Information on the Internet can be immensely helpful, but a lot of bad information is out there, as well, Gatchel said. He favors sites like the North American Spine Society and the American Academy of Orthopedic Surgeons.
Physical activity is critical to keeping tissue and nerves healthy, yet an injured patient often fears using an injured limb or moving with a painful back, so the area around the injury does not stay conditioned and able to protect the weakened area. The type of exercise that works best varies with the pain, so, again, an individual approach is needed.
Across campus from the psychology lab, the College of Education’s Department of Kinesiology is working on that part of the equation with exercise research on rehabilitative activities in light of cultural, biomechanical, physiological, psychological and educational principles of human behavior.

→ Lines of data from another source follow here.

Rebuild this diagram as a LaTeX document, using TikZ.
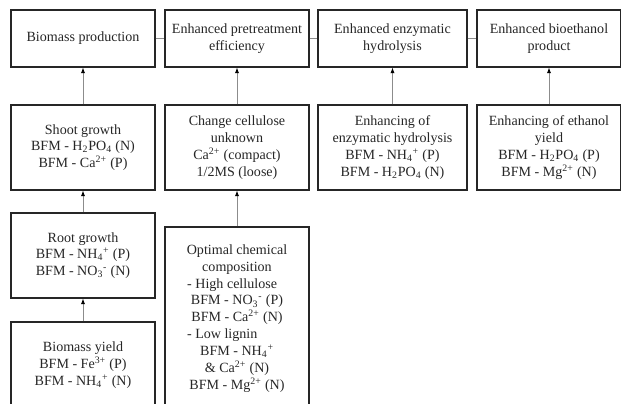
\documentclass[tikz,border=0pt]{standalone}
\usepackage{fontspec}
\setmainfont{Liberation Serif}
\usetikzlibrary{arrows.meta,positioning}
\newcommand{\subsup}[2]{\textsubscript{#1}\textsuperscript{#2}}

\begin{document}
\begin{tikzpicture}[x=0.025cm,y=-0.025cm]

% TikZ styles
\tikzset{
  stage/.style={rectangle, draw=black!85, line width=0.8pt, minimum width=3.6cm, minimum height=1.425cm, align=center, text=black!85, font=\fontsize{10}{12}\selectfont},
  factor/.style={stage, minimum height=2.125cm},
  link/.style={draw=black!45, line width=0.6pt},
  arrow/.style={link, -{Latex[color=black, length=4pt, width=3pt]}}
}

\useasboundingbox (0,0) rectangle (621,403);
\clip (0,0) rectangle (621,403);

%==========================
% Top row: outcomes
%==========================
\node[stage] (biomass) at (83,38.5) {Biomass production};
\node[stage] (pretreat) at (237,38.5) {Enhanced pretreatment\\efficiency};
\node[stage, minimum width=3.725cm] (hydro) at (392.5,38.5) {Enhanced enzymatic\\hydrolysis};
\node[stage] (ethanol) at (549,38.5) {Enhanced bioethanol\\product};

%==========================
% Lower rows: effects of BFM
%==========================
\node[factor] (shoot) at (83,147.5) {Shoot growth\\BFM - H\textsubscript{2}PO\textsubscript{4} (N)\\BFM - Ca\textsuperscript{2+} (P)};
\node[factor] (cellulose) at (237,147.5) {Change cellulose\\unknown\\Ca\textsuperscript{2+} (compact)\\1/2MS (loose)};
\node[factor, minimum width=3.725cm] (enzyme) at (392.5,147.5) {Enhancing of\\enzymatic hydrolysis\\BFM - NH\subsup{4}{+} (P)\\BFM - H\textsubscript{2}PO\textsubscript{4} (N)};
\node[factor] (ethyield) at (549,147.5) {Enhancing of ethanol\\yield\\BFM - H\textsubscript{2}PO\textsubscript{4} (P)\\BFM - Mg\textsuperscript{2+} (N)};

\node[factor] (root) at (83,255.5) {Root growth\\BFM - NH\subsup{4}{+} (P)\\BFM - NO\subsup{3}{-} (N)};
\node[factor, minimum height=2.15cm] (bioyield) at (83,365) {Biomass yield\\BFM - Fe\textsuperscript{3+} (P)\\BFM - NH\subsup{4}{+} (N)};

\node[factor, minimum height=4.575cm] (optimal) at (237,318.5) {Optimal chemical\\composition\\- High cellulose\rule{7pt}{0pt}\\BFM - NO\subsup{3}{-} (P)\\BFM - Ca\textsuperscript{2+} (N)\\- Low lignin\rule{21pt}{0pt}\\BFM - NH\subsup{4}{+}\\\& Ca\textsuperscript{2+} (N)\\BFM - Mg\textsuperscript{2+} (N)};

% links between outcomes
\draw[link] (biomass.east) -- (pretreat.west);
\draw[link] (pretreat.east) -- (hydro.west);
\draw[link] (hydro.east) -- (ethanol.west);

% arrows upwards
\draw[arrow] (shoot.north) -- (biomass.south);
\draw[arrow] (root.north) -- (shoot.south);
\draw[arrow] (bioyield.north) -- (root.south);
\draw[arrow] (cellulose.north) -- (pretreat.south);
\draw[arrow] (optimal.north) -- (cellulose.south);
\draw[arrow] (enzyme.north) -- (hydro.south);
\draw[arrow] (ethyield.north) -- (ethanol.south);
\end{tikzpicture}
\end{document}
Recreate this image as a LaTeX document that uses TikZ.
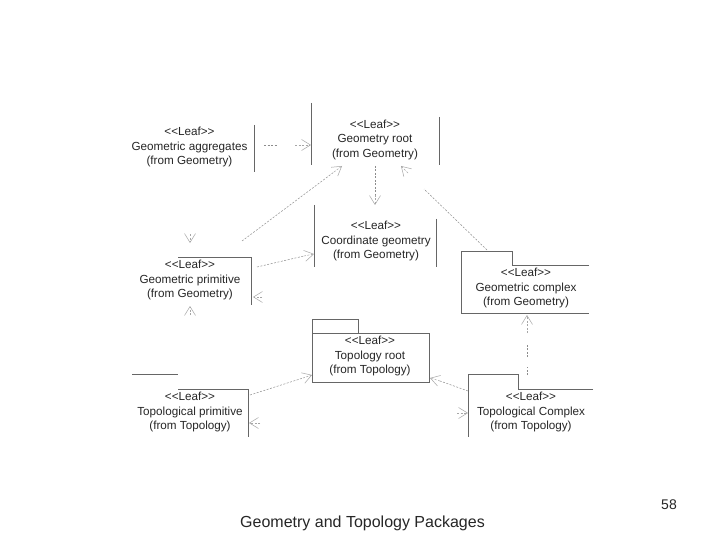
\documentclass[tikz,border=0pt]{standalone}
\usepackage{fontspec}
\setmainfont{Liberation Sans}
\usetikzlibrary{arrows.meta}
\tikzset{
  x=1pt,y=-1pt,
  lbl/.style={inner sep=0pt,font=\fontsize{11.7}{14.5}\selectfont,align=center,text=black!85},
  edge/.style={draw=black!60,line width=0.55pt},
  dep/.style={draw=black!45,line width=0.5pt,dash pattern=on 2pt off 1.5pt},
  openhead/.style={draw=black!35,line width=0.5pt,dash pattern=on 2pt off 1.5pt,-{Straight Barb[length=9pt,width=11pt,line width=0.5pt]}},
  caption/.style={inner sep=0pt,font=\fontsize{16}{18}\selectfont,text=black!85},
  pagenum/.style={inner sep=0pt,font=\fontsize{14}{16}\selectfont,text=black!85}
}
\begin{document}
\begin{tikzpicture}
\useasboundingbox[fill=white] (0,0) rectangle (720,540);
% labels
\node[lbl] (agg) at (189.5,147) {<{}<Leaf>{}>\\Geometric aggregates\\(from Geometry)};
\node[lbl] (root) at (375,139.5) {<{}<Leaf>{}>\\Geometry root\\(from Geometry)};
\node[lbl] (coord) at (376,241) {<{}<Leaf>{}>\\Coordinate geometry\\(from Geometry)};
\node[lbl] (prim) at (190,280) {<{}<Leaf>{}>\\Geometric primitive\\(from Geometry)};
\node[lbl] (troot) at (370,356) {<{}<Leaf>{}>\\Topology root\\(from Topology)};
\node[lbl] (gcx) at (526,288) {<{}<Leaf>{}>\\Geometric complex\\(from Geometry)};
\node[lbl] (tprim) at (190,412) {<{}<Leaf>{}>\\Topological primitive\\(from Topology)};
\node[lbl] (tcx) at (531,412) {<{}<Leaf>{}>\\Topological Complex\\(from Topology)};
\node[pagenum] (pg) at (669,505) {58};
\node[caption] (cap) at (362.5,523) {Geometry and Topology Packages};
% remains of the box outlines
\draw[edge] (254,125) -- (254,172);
\draw[edge] (311.5,103) -- (311.5,165);
\draw[edge] (439,117) -- (439,165);
\draw[edge] (314.5,205) -- (314.5,267);
\draw[edge] (436.5,219) -- (436.5,267);
\draw[edge] (178,257) -- (251,257) -- (251,305);
\draw[edge] (312.5,333) rectangle (429.5,382);
\draw[edge] (312.5,333) -- (312.5,319) -- (358.5,319) -- (358.5,333);
\draw[edge] (589,265) -- (512,265) -- (512,251) -- (461.5,251) -- (461.5,313) -- (589,313);
\draw[edge] (593,389) -- (518,389) -- (518,374) -- (468,374) -- (468,437);
\draw[edge] (132,374) -- (178,374);
\draw[edge] (178,389) -- (248,389) -- (248,437);
% connector ends
\coordinate (a1) at (264,145); \coordinate (a2) at (278,145);
\coordinate (a3) at (295,145); \coordinate (a4) at (311,145);
\coordinate (r1) at (375,166); \coordinate (r1b) at (375,195); \coordinate (c1) at (375,205);
\coordinate (p1) at (242,241); \coordinate (r2b) at (334,172); \coordinate (r2) at (342,166);
\coordinate (p2) at (257,267); \coordinate (c2b) at (304,256); \coordinate (c2) at (314,254);
\coordinate (g1) at (487,250); \coordinate (g2) at (424,189);
\coordinate (g3) at (408,173); \coordinate (r3) at (401,166);
\coordinate (d1) at (190,234); \coordinate (d2) at (190,243);
\coordinate (u1) at (190,315); \coordinate (u2) at (190,306);
\coordinate (l1) at (262,297); \coordinate (l2) at (253,297);
\coordinate (t1) at (250,395); \coordinate (t2b) at (303,378); \coordinate (t2) at (312,375);
\coordinate (t3) at (468,391); \coordinate (t4b) at (440,381); \coordinate (t4) at (430,378);
\coordinate (m1) at (260,423); \coordinate (m2) at (249,423);
\coordinate (n1) at (457,413); \coordinate (n2) at (468,413);
\coordinate (v1) at (527,375); \coordinate (v2) at (527,367);
\coordinate (v3) at (527,357); \coordinate (v4) at (527,345);
\coordinate (v5) at (527,333); \coordinate (v6) at (527,315);
% connectors
\draw[dep] (a1) -- (a2);
\draw[openhead] (a3) -- (a4);
\draw[dep] (r1) -- (r1b);
\draw[openhead] (r1b) -- (c1);
\draw[dep] (p1) -- (r2b);
\draw[openhead] (r2b) -- (r2);
\draw[dep] (p2) -- (c2b);
\draw[openhead] (c2b) -- (c2);
\draw[dep] (g1) -- (g2);
\draw[openhead] (g3) -- (r3);
\draw[openhead] (d1) -- (d2);
\draw[openhead] (u1) -- (u2);
\draw[openhead] (l1) -- (l2);
\draw[dep] (t1) -- (t2b);
\draw[openhead] (t2b) -- (t2);
\draw[dep] (t3) -- (t4b);
\draw[openhead] (t4b) -- (t4);
\draw[openhead] (m1) -- (m2);
\draw[openhead] (n1) -- (n2);
\draw[dep] (v1) -- (v2);
\draw[dep] (v3) -- (v4);
\draw[openhead] (v5) -- (v6);
\end{tikzpicture}
\end{document}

Research findings do not always mean out with the old, in with the new. Acupuncture, mainstream medicine in China for centuries, has been found appropriate for some patients with chronic pain.
The importance of developing more effective ways to deal with pain goes beyond the well-being of individual patients. The 80 percent of all doctor visits precipitated by pain that Gatchel referenced will probably increase in the United States as the population ages.
“Older patients tend to suffer more pain due to age-related diseases,” he said.
The Population Resource Center reports that persons age 65 and older represent 13 percent of the U.S. population and that the number is expected to increase to 17 percent by 2020. By then it is estimated that almost 40 percent of a physician’s time will be spent treating the elderly.